As people around the world faced forced confinements caused by the COVID-19 pandemic, global greenhouse gas emissions fell as a result. A study led by climate scientist Corinne Le Quéré of the University of East Anglia published in the journal Nature estimated that emissions fell by 8% compared with 2019 levels. That drop brought emissions in line with their 2006 level. The researchers estimated that total 2020 emissions would fall by between 4 and 7% compared to last year. However, with communities reopening around the world, carbon emissions have begun to return, ticking back up to just 5% below 2019 levels.
At the height of lockdowns across the world, emissions from almost every industry fell drastically. Transportation over land, sea, and air ground to a halt as did factories and commercial buildings. The world used less coal, oil, and natural gas to generate power though residential emissions climbed modestly. Despite recent rebounds in emissions, the world economy is clearly nowhere near fully recovering from the effects of the pandemic. 2020 will likely see an unprecedented decrease in global emissions compared to 2019. In fact, even a 5% drop would be the largest since World War II. Even if post-pandemic economies pollute at the same rate as they did before the pandemic, 128 gigatonnes of carbon dioxide less will have entered the atmosphere, resulting in a difference of 10 parts per million, or three years of emissions at 2018 levels.

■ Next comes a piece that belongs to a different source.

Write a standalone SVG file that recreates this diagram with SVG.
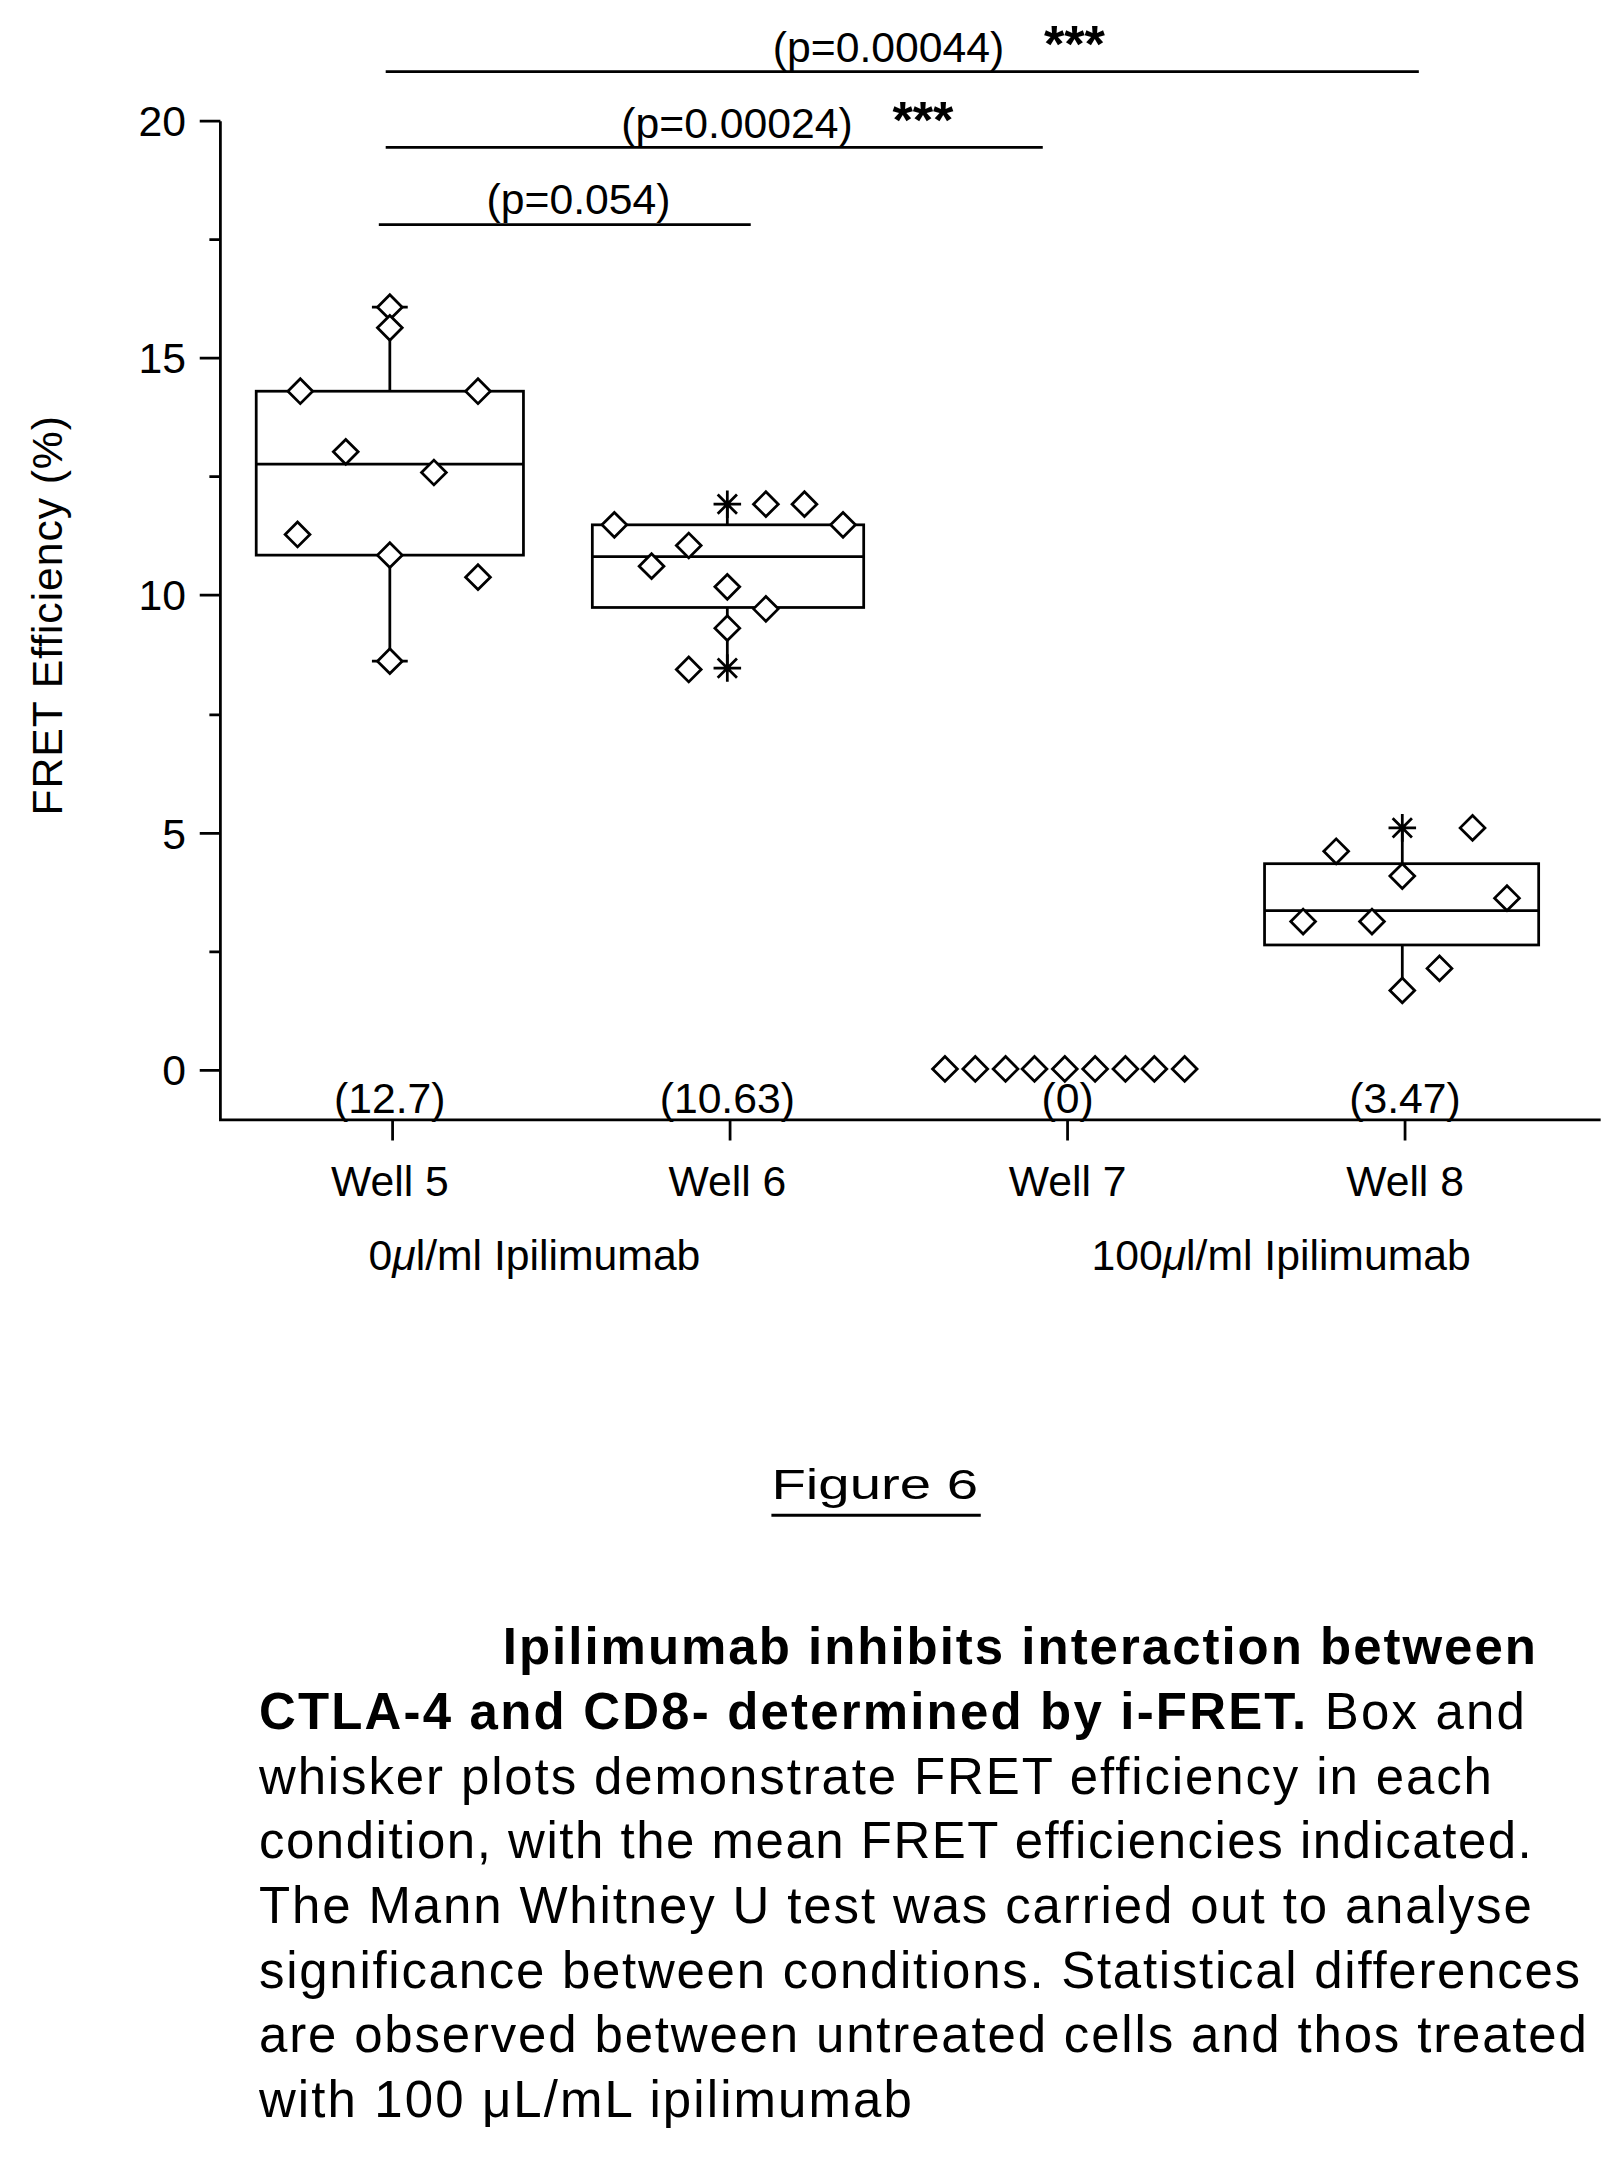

However, as countries begin to emerge from confinement, the methods they use to recover from the pandemic economically will shape the future of climate change. Whether the word recovery is green or carbon intensive could mean a difference of 19 parts per million carbon dioxide in the atmosphere. Countries including the US have begun to relax fuel efficiency standards for vehicles, committing them to higher emissions levels in the future.
Incredibly, the drop in emissions caused by the pandemic are roughly equivalent to that required to keep global temperatures from rising by the 1.5 degrees celsius agreed upon in the Paris Climate Agreement. In other words, to avoid hitting the 1.5 degrees mark, the global emissions drop created by the global health catastrophe would have to be repeated each year for the next decade.